Mr Charleton asked why she put up with such a scenario from from 1990 to 1994.

Ms McGlinchey replied: "Because I was trapped. I couldn't get out of it and once my fingerprints were on the bullets and I was told I was going to jail, I was afraid to go home and say it and, you know, I regret having done these things but I did them and there was no way out and if you were in the situation at the time, it just seemed to go on and on and never stop, and the next incident was supposed to get me out of the last one."

Asked how she was now, she said she thought she was able to cope as she had told her family and they were standing by her. She had a business and had not had a drink since 1999.

Mr Charleton asked if she was in a bad way at the time. She said she held a job but could not take the pressure. She was afraid her family would find out.

" I was always afraid 93/94 and was I off the rails? I don't know how I could explain what I was like. It even scares me to look back to think the way I was feeling at the time. Was I thinking it was funny? Was I enjoying standing out in the cold and the wet and waiting for gardaí and doing this and fertiliser and grinding? I wasn't enjoying it," she said.

There was constant aggravation. "Was I enjoying it? No, I'm sorry, I wasn't and I'm glad it's all over and whatever becomes of this here, I mean, if anybody decides to tell what happened, at the end of the day, I don't care because I've got myself back and I'm me now," she said.

Mr Charleton put it to her that all her activities and her evidence were attention seeking.
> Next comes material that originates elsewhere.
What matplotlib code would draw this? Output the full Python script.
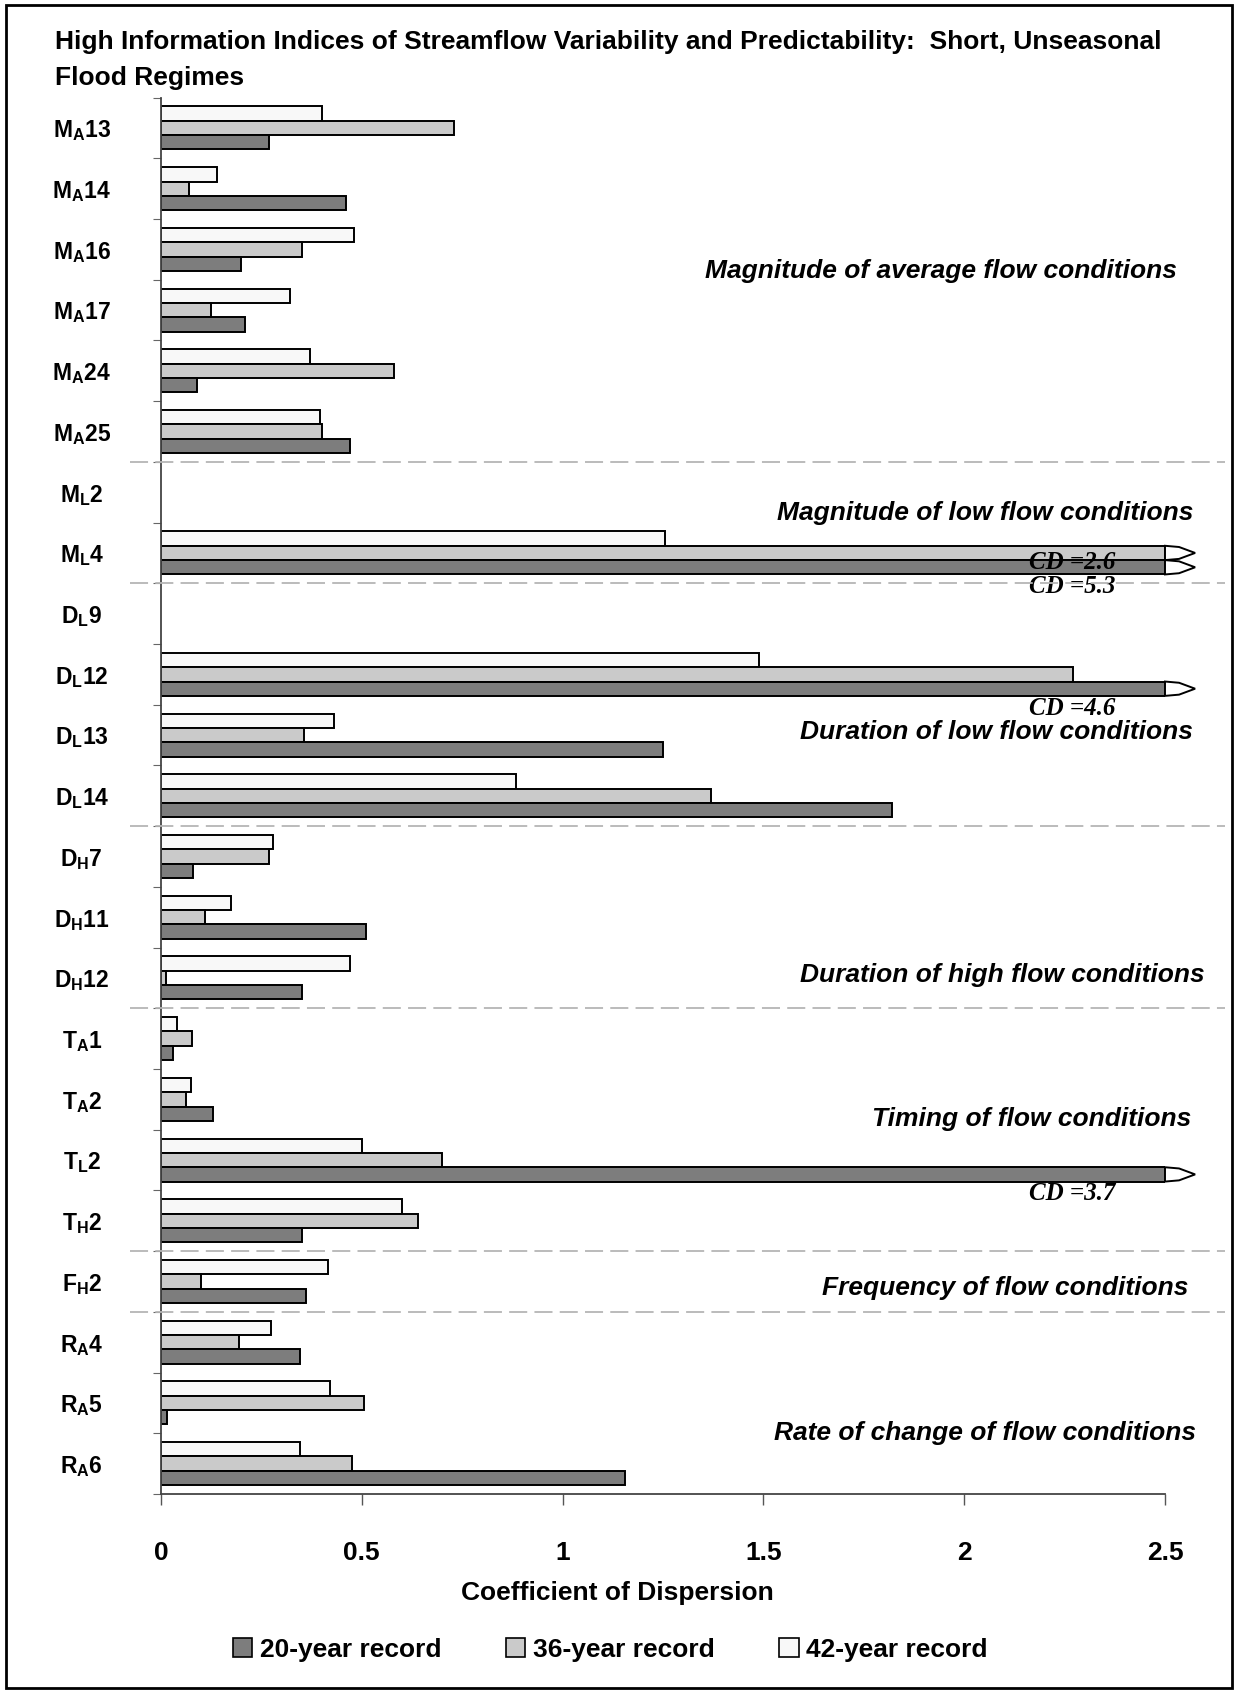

Ms McGlinchey responded: "Do you really think that I want to say that I done this, that I want everybody at home to walk up the street and point their fingers and say 'Look at that idiot' because that's what I was when I look back now . . . I would be better off to say I was off my head and I did it myself."

She said she did not want people to know she was running around in a surveillance van with two gardaí. It was not attention seeking because she was actually humiliated looking back.

"You know, when it's over I'll feel better but when I go home at the weekends and people are looking at me . . . it has to be said because it must never happen to anybody else and whether you choose, or anybody chooses to believe that this happened, it did happen and I didn't do it alone and I didn't do it on my own and its probably happened plenty of people," she said.